Seorang anggota Paguyuban Nelayan Cantrang di Banten, Nawawi Nurhadi mengatakan saat di tempatnya ratusan kapal milik nelayan sudah tidak dipergunakan melaut. Para nelayan di tempatnya sudah menjadi pengangguran. Keadaan ini jelas menjadi ancaman sosial yang sangat serius.
“Kini kami hidup tak tenang. Setiap kali melaut kami selalu diliputi rasa takut. Kami yang dahulu gembira setiap kali ketemu patrol kapal milik TNI dan aparat keamanan laut, maka sekarang langsung lari begitu melihat kapal mereka mendekat. Kami di laut seperti main kucing-kucingan,’’ kata Asnawi.
Sementara itu, Ketua Fraksi DPRD PKB Sukabumi, Anwar Sadat, menyatakan kehidupan nelayan di wilayahnya memang kini makin menyedihkan. Setidaknya sekarang ada 117 nelayan di Sukabumi yang kehilangan mata pencaharian. Produksi budi daya perikanan seperti ‘lobster’ hancur padahal dari sektor ini sebelumnya mampu menghasilkan devisa hingga Rp 400 milyar per hari.

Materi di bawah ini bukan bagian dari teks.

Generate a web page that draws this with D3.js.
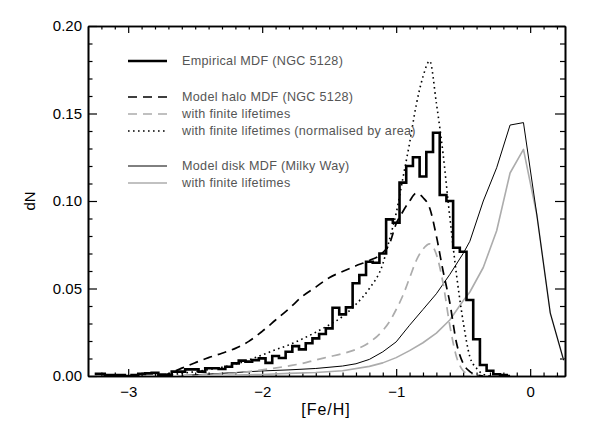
<!DOCTYPE html>
<html><head><meta charset="utf-8">
<script src="https://cdn.jsdelivr.net/npm/d3@7"></script>
<style>body{margin:0;background:#fff}svg{display:block}</style>
</head><body><svg id="c" width="591" height="432"></svg>
<script>
// ---- data ----
const histFeH = [-3.25,-3.20,-3.15,-3.10,-3.05,-3.00,-2.95,-2.90,-2.85,-2.80,-2.75,-2.70,-2.65,-2.60,-2.55,-2.50,-2.45,-2.40,-2.35,-2.30,-2.25,-2.20,-2.15,-2.10,-2.05,-2.00,-1.95,-1.90,-1.85,-1.80,-1.75,-1.70,-1.65,-1.60,-1.55,-1.50,-1.45,-1.40,-1.35,-1.30,-1.25,-1.20,-1.15,-1.10,-1.05,-1.00,-0.95,-0.90,-0.85,-0.80,-0.75,-0.70,-0.65,-0.60,-0.55,-0.50,-0.45,-0.40,-0.35,-0.30,-0.25,-0.20,-0.15];
const histDN = [0.0012,0.0012,0.0005,0.0005,0.0005,0.0,0.0005,0.0012,0.0015,0.0018,0.0008,0.0005,0.0025,0.0025,0.0038,0.0038,0.0025,0.0044,0.0044,0.0040,0.0053,0.0072,0.0088,0.0082,0.0091,0.0101,0.0075,0.0114,0.0103,0.0139,0.0171,0.0152,0.0187,0.0215,0.0240,0.0272,0.0390,0.0352,0.0392,0.0530,0.0577,0.0653,0.0647,0.0700,0.0895,0.0876,0.1105,0.1200,0.1250,0.1140,0.1280,0.1390,0.1034,0.1000,0.0733,0.0710,0.0434,0.0210,0.0063,0.0030,0.0010,0.0005,0.0];

const haloFeH = [-2.75,-2.70,-2.60,-2.50,-2.40,-2.30,-2.20,-2.10,-2.00,-1.90,-1.80,-1.70,-1.60,-1.50,-1.40,-1.30,-1.20,-1.10,-1.05,-1.00,-0.95,-0.90,-0.85,-0.80,-0.75,-0.70,-0.65,-0.60,-0.55,-0.50,-0.45,-0.40,-0.35];
const haloDN = [0,0.0012,0.0045,0.0076,0.0105,0.013,0.0158,0.0198,0.0255,0.032,0.0385,0.0455,0.0508,0.0562,0.0597,0.063,0.066,0.0705,0.0755,0.087,0.094,0.100,0.1044,0.102,0.096,0.080,0.060,0.042,0.019,0.0072,0.0025,0.0006,0];

const haloFiniteFeH = [-2.70,-2.40,-2.20,-2.00,-1.80,-1.70,-1.60,-1.50,-1.40,-1.30,-1.20,-1.10,-1.05,-1.00,-0.95,-0.90,-0.85,-0.80,-0.75,-0.70,-0.65,-0.60,-0.55,-0.50,-0.45,-0.40];
const haloFiniteDN = [0,0.0008,0.0017,0.0035,0.0058,0.0072,0.0092,0.011,0.0128,0.0152,0.0192,0.026,0.031,0.038,0.046,0.056,0.066,0.0725,0.0755,0.0695,0.053,0.029,0.011,0.003,0.0007,0];

const haloNormFeH = [-2.75,-2.60,-2.50,-2.40,-2.30,-2.20,-2.10,-2.00,-1.90,-1.80,-1.70,-1.60,-1.50,-1.40,-1.30,-1.20,-1.10,-1.05,-1.00,-0.95,-0.90,-0.85,-0.80,-0.75,-0.70,-0.65,-0.60,-0.55,-0.50,-0.45,-0.40,-0.35,-0.30];
const haloNormDN = [0,0.0015,0.0025,0.0037,0.005,0.0068,0.0092,0.012,0.015,0.0178,0.0212,0.025,0.0292,0.034,0.041,0.050,0.064,0.078,0.093,0.113,0.133,0.155,0.171,0.180,0.156,0.127,0.091,0.058,0.031,0.011,0.0044,0.001,0];

const diskFeH = [-2.60,-2.40,-2.20,-2.00,-1.80,-1.60,-1.40,-1.30,-1.20,-1.10,-1.00,-0.90,-0.80,-0.70,-0.60,-0.50,-0.45,-0.35,-0.25,-0.15,-0.05,0.05,0.15,0.25];
const diskDN = [0.0003,0.0011,0.002,0.0029,0.0035,0.0043,0.0057,0.007,0.0095,0.0138,0.0195,0.029,0.038,0.047,0.058,0.070,0.077,0.100,0.119,0.1434,0.1448,0.092,0.036,0.009];

const diskFiniteFeH = [-2.60,-2.20,-2.00,-1.80,-1.60,-1.40,-1.20,-1.10,-1.00,-0.90,-0.80,-0.70,-0.60,-0.50,-0.45,-0.35,-0.25,-0.15,-0.05,0.05,0.15,0.25];
const diskFiniteDN = [0,0.0005,0.0009,0.0015,0.002,0.003,0.0055,0.0075,0.0105,0.0145,0.019,0.0245,0.032,0.043,0.048,0.062,0.083,0.116,0.1295,0.092,0.036,0.009];

const xMajorTicks = [-3,-2,-1,0];
const xTickLabels = ["\u22123","\u22122","\u22121","0"];
const yMajorTicks = [0,0.05,0.10,0.15,0.20];
const yTickLabels = ["0.00","0.05","0.10","0.15","0.20"];
const legendLabels = ["Empirical MDF (NGC 5128)","Model halo MDF (NGC 5128)","with finite lifetimes","with finite lifetimes (normalised by area)","Model disk MDF (Milky Way)","with finite lifetimes"];

// ---- layout ----
const L = 88, R = 565, T = 26, B = 376;
const x = d3.scaleLinear().domain([-3.3, 0.26]).range([L, R]);
const y = d3.scaleLinear().domain([0, 0.20]).range([B, T]);
const svg = d3.select("#c");
const FONT = "'Liberation Sans', Arial, sans-serif";

svg.append("defs").append("clipPath").attr("id","clip")
  .append("rect").attr("x",L).attr("y",T).attr("width",R-L).attr("height",B-T);

const xMinor = d3.range(-3.2, 0.26, 0.1).map(v => Math.round(v*10)/10).filter(v => !xMajorTicks.includes(v));
const yMinor = d3.range(0.01, 0.2, 0.01).map(v => Math.round(v*100)/100).filter(v => !yMajorTicks.some(t => Math.abs(t-v)<1e-9));

function styleAxis(g){
  g.selectAll("path.domain").attr("stroke","#000").attr("stroke-width",1.6);
  g.selectAll(".tick line").attr("stroke","#000").attr("stroke-width",1.2);
  g.selectAll("text").attr("font-family",FONT).attr("font-size",15).attr("fill","#000");
}
// bottom
svg.append("g").attr("transform",`translate(0,${B})`)
  .call(d3.axisBottom(x).tickValues(xMinor).tickFormat("").tickSize(-3.5).tickSizeOuter(0)).call(styleAxis);
svg.append("g").attr("transform",`translate(0,${B})`)
  .call(d3.axisBottom(x).tickValues(xMajorTicks).tickFormat((d,i)=>xTickLabels[i]).tickSize(-7).tickSizeOuter(0).tickPadding(10)).call(styleAxis);
// top
svg.append("g").attr("transform",`translate(0,${T})`)
  .call(d3.axisTop(x).tickValues(xMinor).tickFormat("").tickSize(-3.5).tickSizeOuter(0)).call(styleAxis);
svg.append("g").attr("transform",`translate(0,${T})`)
  .call(d3.axisTop(x).tickValues(xMajorTicks).tickFormat("").tickSize(-7).tickSizeOuter(0)).call(styleAxis);
// left
svg.append("g").attr("transform",`translate(${L},0)`)
  .call(d3.axisLeft(y).tickValues(yMinor).tickFormat("").tickSize(-4.5).tickSizeOuter(0)).call(styleAxis);
svg.append("g").attr("transform",`translate(${L},0)`)
  .call(d3.axisLeft(y).tickValues(yMajorTicks).tickFormat((d,i)=>yTickLabels[i]).tickSize(-9).tickSizeOuter(0).tickPadding(6)).call(styleAxis);
// right
svg.append("g").attr("transform",`translate(${R},0)`)
  .call(d3.axisRight(y).tickValues(yMinor).tickFormat("").tickSize(-5).tickSizeOuter(0)).call(styleAxis);
svg.append("g").attr("transform",`translate(${R},0)`)
  .call(d3.axisRight(y).tickValues(yMajorTicks).tickFormat("").tickSize(-10).tickSizeOuter(0)).call(styleAxis);

// axis titles
svg.append("text").attr("x",326).attr("y",415).attr("text-anchor","middle")
  .attr("font-family",FONT).attr("font-size",16).attr("letter-spacing",1).text("[Fe/H]");
svg.append("text").attr("transform","translate(35,201) rotate(-90)").attr("text-anchor","middle")
  .attr("font-family",FONT).attr("font-size",15).text("dN");

// ---- series ----
const plot = svg.append("g").attr("clip-path","url(#clip)");
const mkLine = (xs, ys, curve) => d3.line().x((d,i)=>x(xs[i])).y((d,i)=>y(ys[i])).curve(curve)(xs);

const series = [
  {xs: diskFiniteFeH, ys: diskFiniteDN, stroke:"#acacac", w:1.6, dash:null, curve:d3.curveLinear},
  {xs: diskFeH, ys: diskDN, stroke:"#000", w:1, dash:null, curve:d3.curveLinear},
  {xs: haloFiniteFeH, ys: haloFiniteDN, stroke:"#acacac", w:1.7, dash:"9,6", curve:d3.curveMonotoneX},
  {xs: haloFeH, ys: haloDN, stroke:"#000", w:1.7, dash:"9,6", curve:d3.curveMonotoneX},
  {xs: haloNormFeH, ys: haloNormDN, stroke:"#000", w:1.6, dash:"1.6,3.4", curve:d3.curveMonotoneX}
];
series.forEach(s => {
  plot.append("path").attr("d", mkLine(s.xs, s.ys, s.curve)).attr("fill","none")
    .attr("stroke",s.stroke).attr("stroke-width",s.w).attr("stroke-dasharray",s.dash)
    .attr("stroke-linejoin","round");
});
// histogram (stepped)
plot.append("path")
  .attr("d", mkLine(histFeH, histDN, d3.curveStep))
  .attr("fill","none").attr("stroke","#000").attr("stroke-width",2.6).attr("stroke-linejoin","miter");

// ---- legend ----
const legRows = [
  {y:61, stroke:"#000", w:2.6, dash:null},
  {y:97, stroke:"#000", w:1.7, dash:"9,6"},
  {y:114, stroke:"#acacac", w:1.7, dash:"9,6"},
  {y:131, stroke:"#000", w:1.6, dash:"1.6,3.4"},
  {y:166, stroke:"#000", w:1, dash:null},
  {y:183, stroke:"#acacac", w:1.6, dash:null}
];
const leg = svg.append("g");
legRows.forEach((r,i) => {
  leg.append("line").attr("x1",128).attr("x2",167).attr("y1",r.y).attr("y2",r.y)
    .attr("stroke",r.stroke).attr("stroke-width",r.w).attr("stroke-dasharray",r.dash);
  leg.append("text").attr("x",182).attr("y",r.y+3.5).attr("font-family",FONT).attr("font-size",12.6)
    .attr("letter-spacing",0.3).attr("fill","#555").text(legendLabels[i]);
});
</script></body></html>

‘’Sekarang di Sukabumi tak ada nelayan yang berani menangkap ‘benih’ lobster lagi. Tercatat sembilan orang nelayan kami telah ditangkap aparat keamanan. Ekspor benih lobster yang selama ini dikirim ke Singapura dan Vietnam kini tidak ada lagi. Adanya situasi ini kami yang hidup bersama mereka merasakan ada bahaya yang kini mengancam kehidupan nelayan. Dalam waktu dekat memang harus ditemukan solusinya agar nantinya tidak pecah menjadi berbagai persoalan sosial,’’ kata Anwar.